Foreign direct investment in Mexico grew 15% year over year to about $41 billion in the first three quarters of 2025, reflecting a clear case of nearshoring as a sourcing strategy. More companies than ever are greenlighting nearshoring strategies and committing capital to back them. While it would serve operations well once the shutters open across the factory floor, company management would need to account for 9–18 months between making the strategic decision and developing a working procurement network.

An announcement of nearshoring does not immediately result in operations moving to the new sourcing facility. Sandwiched between the two is the execution gap. The CFO is billed throughout the transition for idle capital, unnecessary dual-network costs, and lost market opportunities that the strategy was intended to capture.

The Gap Between Announcement and Operation

This is where the strategy’s financial assumptions start to come apart.

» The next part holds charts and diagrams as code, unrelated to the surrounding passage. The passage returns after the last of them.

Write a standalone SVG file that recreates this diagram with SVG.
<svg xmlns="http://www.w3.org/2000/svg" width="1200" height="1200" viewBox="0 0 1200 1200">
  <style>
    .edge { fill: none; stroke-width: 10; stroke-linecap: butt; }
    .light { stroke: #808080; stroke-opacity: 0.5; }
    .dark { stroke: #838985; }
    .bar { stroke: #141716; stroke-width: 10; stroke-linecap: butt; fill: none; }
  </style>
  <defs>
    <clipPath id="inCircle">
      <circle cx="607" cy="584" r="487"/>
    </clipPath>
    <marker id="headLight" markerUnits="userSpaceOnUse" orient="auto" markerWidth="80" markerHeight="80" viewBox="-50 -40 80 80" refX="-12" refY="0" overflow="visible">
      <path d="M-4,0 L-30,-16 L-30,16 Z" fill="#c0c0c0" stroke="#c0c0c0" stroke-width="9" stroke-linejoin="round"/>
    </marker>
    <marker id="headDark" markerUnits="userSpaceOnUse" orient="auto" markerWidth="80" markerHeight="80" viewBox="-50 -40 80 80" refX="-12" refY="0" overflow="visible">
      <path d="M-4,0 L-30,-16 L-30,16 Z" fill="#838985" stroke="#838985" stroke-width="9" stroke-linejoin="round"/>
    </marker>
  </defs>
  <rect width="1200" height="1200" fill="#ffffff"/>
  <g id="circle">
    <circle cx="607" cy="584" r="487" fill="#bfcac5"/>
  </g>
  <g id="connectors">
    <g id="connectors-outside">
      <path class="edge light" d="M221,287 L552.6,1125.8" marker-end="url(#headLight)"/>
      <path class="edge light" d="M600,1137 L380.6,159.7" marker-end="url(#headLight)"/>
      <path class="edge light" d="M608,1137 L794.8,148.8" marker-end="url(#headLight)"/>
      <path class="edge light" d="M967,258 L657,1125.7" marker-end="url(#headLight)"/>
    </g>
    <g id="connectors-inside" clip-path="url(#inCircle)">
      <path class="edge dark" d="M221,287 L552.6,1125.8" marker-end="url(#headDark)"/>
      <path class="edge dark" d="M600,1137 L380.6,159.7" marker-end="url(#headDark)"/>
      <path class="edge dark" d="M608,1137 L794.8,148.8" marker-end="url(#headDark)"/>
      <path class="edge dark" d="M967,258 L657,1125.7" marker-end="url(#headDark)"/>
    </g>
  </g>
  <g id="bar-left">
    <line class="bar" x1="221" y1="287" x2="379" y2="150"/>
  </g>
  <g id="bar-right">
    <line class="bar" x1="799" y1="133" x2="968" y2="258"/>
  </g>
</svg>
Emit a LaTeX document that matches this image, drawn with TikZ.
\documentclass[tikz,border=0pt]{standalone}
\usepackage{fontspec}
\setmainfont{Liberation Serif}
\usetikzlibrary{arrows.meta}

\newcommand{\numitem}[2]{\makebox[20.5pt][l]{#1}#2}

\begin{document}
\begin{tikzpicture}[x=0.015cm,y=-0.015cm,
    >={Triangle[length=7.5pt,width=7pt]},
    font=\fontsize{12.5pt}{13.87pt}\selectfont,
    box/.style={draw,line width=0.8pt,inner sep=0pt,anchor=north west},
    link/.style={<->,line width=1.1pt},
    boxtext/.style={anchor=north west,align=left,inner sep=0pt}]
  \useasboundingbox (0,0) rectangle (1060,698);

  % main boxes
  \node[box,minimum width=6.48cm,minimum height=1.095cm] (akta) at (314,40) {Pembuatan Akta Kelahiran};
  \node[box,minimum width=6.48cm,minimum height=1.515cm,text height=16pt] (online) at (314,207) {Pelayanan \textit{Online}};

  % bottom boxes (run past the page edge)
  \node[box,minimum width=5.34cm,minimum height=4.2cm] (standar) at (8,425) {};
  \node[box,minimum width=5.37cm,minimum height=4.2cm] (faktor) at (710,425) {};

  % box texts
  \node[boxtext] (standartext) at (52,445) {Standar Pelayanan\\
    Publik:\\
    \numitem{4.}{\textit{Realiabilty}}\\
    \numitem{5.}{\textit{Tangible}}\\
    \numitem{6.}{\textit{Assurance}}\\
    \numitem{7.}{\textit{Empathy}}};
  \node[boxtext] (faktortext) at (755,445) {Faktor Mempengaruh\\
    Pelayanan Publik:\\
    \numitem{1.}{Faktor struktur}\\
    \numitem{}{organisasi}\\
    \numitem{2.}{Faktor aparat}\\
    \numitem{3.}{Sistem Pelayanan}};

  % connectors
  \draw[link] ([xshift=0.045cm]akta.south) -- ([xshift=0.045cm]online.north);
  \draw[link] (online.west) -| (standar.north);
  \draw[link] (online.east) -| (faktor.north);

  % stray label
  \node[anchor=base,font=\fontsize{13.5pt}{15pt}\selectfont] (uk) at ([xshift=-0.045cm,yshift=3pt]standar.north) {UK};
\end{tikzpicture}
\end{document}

1. Real Estate Moves Faster Than Logistics

Different stages of the nearshoring process have different timelines for realization. For example, a company looking for industrial real estate in northern Mexico can sign a warehouse lease in Monterrey or Ciudad Juárez within weeks. But a warehouse with a signed lease is not a distribution center. Besides the building, receiving operations, WMS integration, customs brokerage setup, trained warehouse labor, and outbound transport lanes must also be set up. Usually, companies that confuse the two realize the difference around month six, when the space is ready, but the network is lagging behind.

2. Cross-Border Compliance Is Not Turnkey

USMCA rules of origin mandate that a significant share of a product’s content and transformation take place in North America. For automotive goods, the threshold for duty-free treatment is 75%. And companies that get the compliance work wrong pay the non-preferential rate, which has climbed sharply since 2025, with 25% tariffs on noncompliant goods.

IMMEX program enrollment, CTPAT and OEA certifications, customs broker coordination on both sides of the border, and preclearance documentation all require setup time and specialized expertise. And USMCA utilization has skyrocketed from 45–89% in the past year, precisely because the market has learned that compliance is not optional. But creating a compliant operation from scratch takes months.

3. The Dual-Network Cost Nobody Budgets For

The legacy network must continue to operate while the nearshore network is being built. But that means the CFO has to finance two supply chains simultaneously — the Asia-to-U.S. operation being phased out and the Mexico-to-U.S. operation still not running at full throughput.

The inventory carrying cost is effectively doubled in both networks. There is also the cost of additional safety stock that must be carried in both systems until the new network has proven its lead-time reliability. For a manufacturer with $150 million of inventory value, just a few months of dual-network operation can add significant carrying costs in capital, storage, insurance, and risk across cycle stock, safety stock, and in-transit inventory.

What the Physical Build Actually Requires

Nearshoring is not a sourcing decision with a logistics footnote. The logistics build is the strategy. Without it, the capital commitment has no delivery mechanism.

1. Operated Facilities, Not Leased Space

The nearshoring network requires distribution centers with receiving, outbound scheduling, cross-docking, and surge capacity for launch volumes. That means a logistics partner like APL Logistics, with facilities already operating in the target corridors, has the capacity to absorb freight within weeks rather than months.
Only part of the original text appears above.